BQLT gardens also serve as an open-air classroom for students of all ages. Some gardens are used by day care centers to allow the children time to play outside and to experience gardening and to play in the dirt. Several schools have held hands-on educational programs in the gardens to teach students about planting and growing vegetables, taking a practical approach to earth sciences. At the university level, select gardens are participating in a bee study project by a Long Island University professor who is researching and examining bee diversity at community gardens throughout Brooklyn. The study is an attempt to answer several questions that will help understand and support urban bees in community gardens.
BQLT gardens seek to make minimal negative impact on the environment. Currently there are three gardens under the BQLT umbrella which use solar power to help generate electricity. The majority of the gardens have some type of composting project in the garden. One garden even has a composting toilet, allowing for the garden to provide restroom facilities for visitors and gardeners. The composting toilet processes human waste and converts it into organic compost and fertile soil. As an extension of its environmental stewardship and sustainable food raising practices, some BQLT gardens have beehives, chickens, and fish ponds.

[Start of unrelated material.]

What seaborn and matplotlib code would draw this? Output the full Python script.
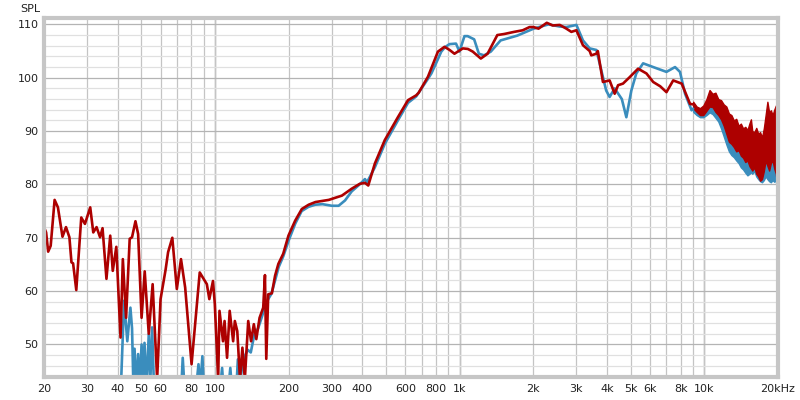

Finally, and crucially, BQLT gardens are a space that brings the community together. Gardens host a dazzling array of events including art and photo exhibits, crafts, cooking demonstrations, night time movies, yoga, live music, card games, checkers, Scrabble, chess, dominoes, garden parties, barbeques, fish fries, dinner fundraisers, block association meetings, community meetings, garden parties for community outreach, and educational workshops for the youth. The gardens are a catalyst for community involvement and volunteering, marshalling neighborhood citizens to help prepare gardens each season, maintain the gardens through the year, and launch new community programs.